First, a confession: I really like Barack Obama. I like his look, his poise, his ready intelligence. His voice is a marvelous instrument, and he is unusually articulate (especially for a . . . politician). Watching him announce his candidacy on Saturday, I found myself cheering along, pleased that a black man with an exotic name was standing where Lincoln stood and eloquently invoking his example. And I’ve been impressed by the patriotic breadth of his rhetoric. As Kay Hymowitz recently observed, Obama is one of a new group of black leaders “touting old-fashioned American self-reliance and ingenuity, with nary a hint of racial resentment.” His chief selling point, he told “60 Minutes” last night, is that he can “pull together the different strands of American life and focus on what we have in common.”
The question, of course, is what sort of substance this rhetoric will serve. Obama may radiate moderation, but his positions, to the extent that he has set them out, are well to the Left, even in the Democratic party. This is most obvious with respect to his proposal on Iraq, the irresponsibility of which is visible from as far away as Australia. But there is also reason to wonder about his views on the key divisions in American society—the ones that he promises to heal.
Though Obama speaks openly about the importance of his own faith and regrets the liberal tendency to chase religious believers from the public square, his views are utterly predictable on all the hot-button issues of the culture war, from abortion and gay rights to stem-cell research. Moreover, his own religiosity is hardly mainstream.
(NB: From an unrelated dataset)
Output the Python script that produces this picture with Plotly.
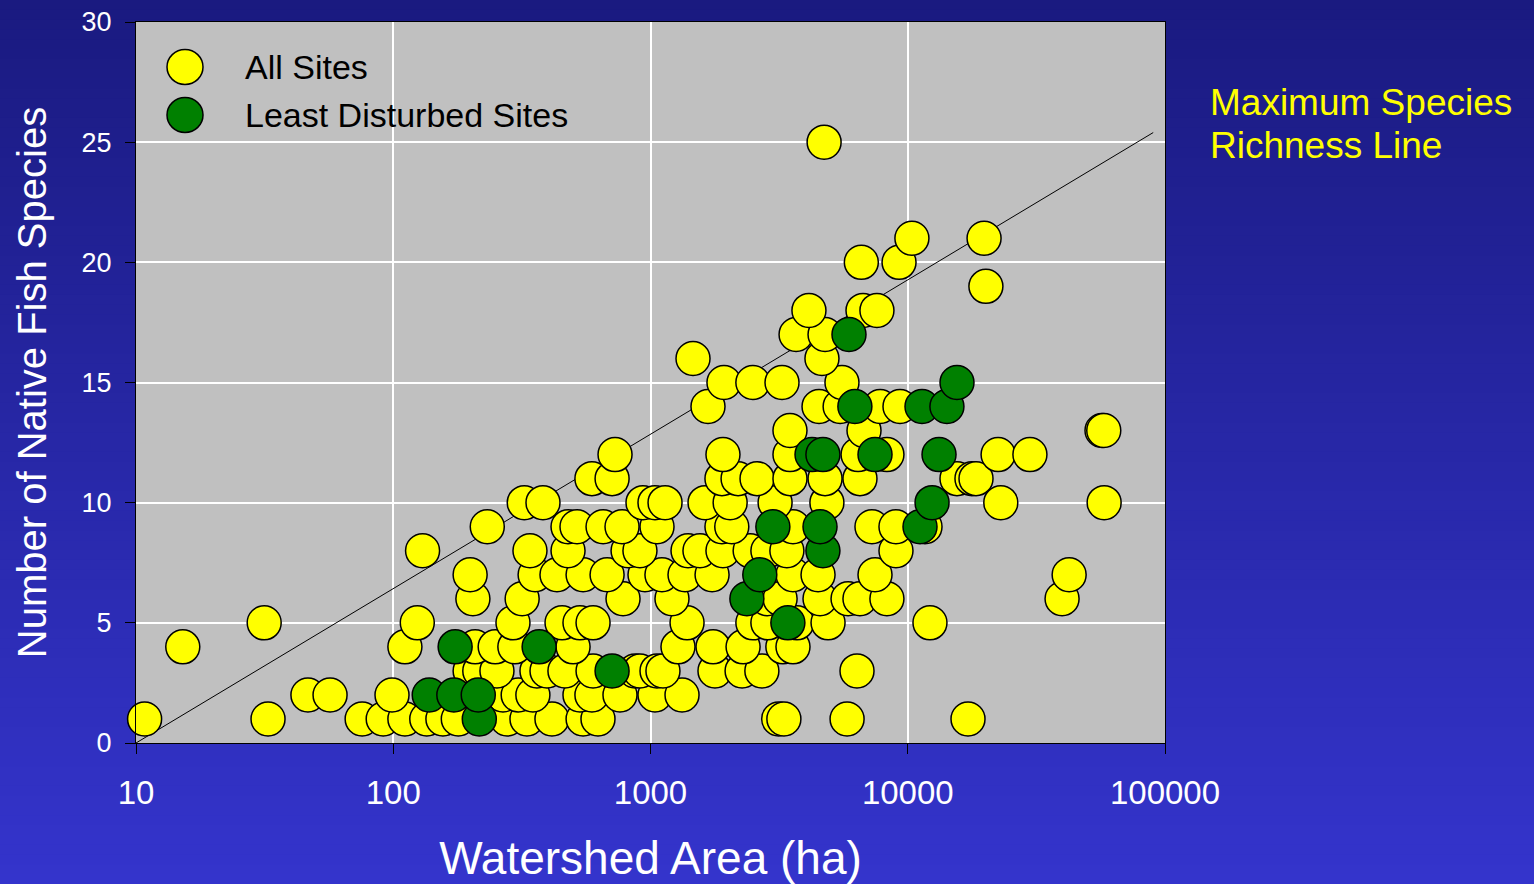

The church on Chicago’s South Side to which he has long belonged—and where he had his conversion experience—is Afrocentric, with overtones of black separatism. Its principles include a “disavowal of the pursuit of ‘middleclassness'” (along with, it should be said, a commitment to the black family and work ethic).
As for divisions of class, it is useful to remember that Obama got his start as a “community organizer” in these same neighborhoods, and he brings along that baggage. His announcement speech included a quick endorsement of the “living wage,” a kind of minimum-wage-on-steroids beloved of groups like ACORN but disastrous for urban economies. And he pledged to “allow our unions and their organizers to lift up this country’s middle-class again.” This is not, to say the least, Robert Rubin’s corner of the Democratic party.
Finally, on race, Obama is careful to a fault, but at some point he will have to spell out where he stands on affirmative action, welfare reform, crime, family disintegration, and a host of other issues. His rhetoric as a Senator has not always been so conciliatory or free of racial rancor. In remarks about issuing a national apology to the victims of lynching and their descendants, he spoke about “completing the unfinished work of the civil-rights movement, and closing the gap that still exists in health care, education, and income. There are more ways to perpetrate violence,” he went on, in words reminiscent of Reverends Jackson and Sharpton, “than simply a lynching.”
Last night’s interview on “60 Minutes” was most interesting for two unscripted moments. Asked by the reporter whether he is troubled by questions about his blackness, Obama replied that “nobody’s confused about that” when “I’m catching a cab.” When his wife was asked about concerns for his safety on the campaign trail, she answered that “as a black man, you know, Barack can get shot going to the gas station.” This prompted the candidate to look down, in obvious discomfort, as if to say, “Not part of the narrative, honey.”
Obama’s success has come in part from his ability to combine the appealing rhetoric of the Democratic Leadership Council with the policy priorities of his party’s left-wing zanies. How long can the balancing act last?